BEIRUT - The Syrian opposition has yet to commit to a U.S.-Russian plan to stop fighting in Syria on Saturday, its chief negotiator said, underlining rebel doubts over a deal they fear will not stop Russian air strikes against them.
Combatants are required to say whether they will agree to the "cessation of hostilities" by noon on Friday (1000 GMT), and to halt fighting at midnight Saturday. The deal does not include Islamic State or the Nusra Front, an al Qaeda affiliate which is widely deployed in opposition-held areas.
The Saudi-backed HNC, which groups political and armed opponents of President Bashar al-Assad, said on Monday it had"given its acceptance of international efforts for a cessation of hostilities".
But HNC chief negotiator Mohamad Alloush said on Wednesday the council had yet to decide whether to commit to the deal.
"There was no consultation of Syrians. Will all the observations, additions and amendments requested by Syrians be taken into consideration?," Alloush said in an interview with the pro-opposition Orient TV station.
The opposition fears government forces backed by the Russian air force will continue to attack rebels under the pretext of targeting the Nusra Front. "How can (Russia) offer guarantees while it is part of the problem," Alloush said. "Will this ceasefire be inclusive of parties we view as terrorists - the party of Hassan Nasrallah and the Shi'ite militias?" he added, referring to Lebanon's Hezbollah and other groups fighting alongside the Syrian army.
The HNC, which is meeting in Riyadh, was working on an official memorandum containing observations to be sent to states involved with the agreement, said Alloush, who heads the political office of the Jaish al-Islam rebel group.
The Syrian government, its war effort buoyed since September by the Russian air force, has accepted the agreement announced on Monday.
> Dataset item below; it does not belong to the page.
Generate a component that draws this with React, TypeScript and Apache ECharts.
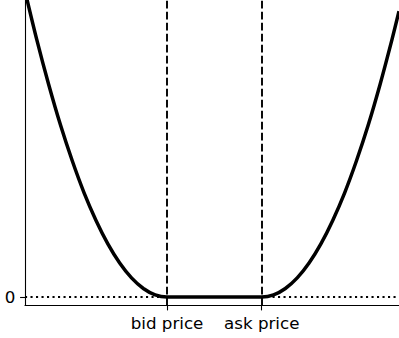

Syrian President Bashar al-Assad told Russian President Vladimir Putin on Wednesday that his government was ready to assist in implementing the deal, the Kremlin and the Syrian presidency said.
Putin and Assad, who held a telephone conversation, stressed the importance of a continued "uncompromising" fight against Islamic State, the Nusra Front and other militant groups "which are included in the respective list of the United Nations Security Council", the Kremlin said. It gave no further details.
The Syrian presidency made no mention of the Security Council list.
An HNC spokesman said on Tuesday the U.S-Russian plan for a"cessation of hostilities" included "obscure terms" and was heavily influenced by Russia.
The Syrian government said on Tuesday it would work with Moscow to define which groups and areas would be included in the"cessation of hostilities". Damascus views all the groups fighting Assad as terrorists.
The United Nations hopes the planned cessation of hostilities will provide a breathing space for Syrian peace talks to resume. The last round in Geneva broke up earlier this month without progress after the Syrian government launched a Russian-backed offensive on the city of Aleppo.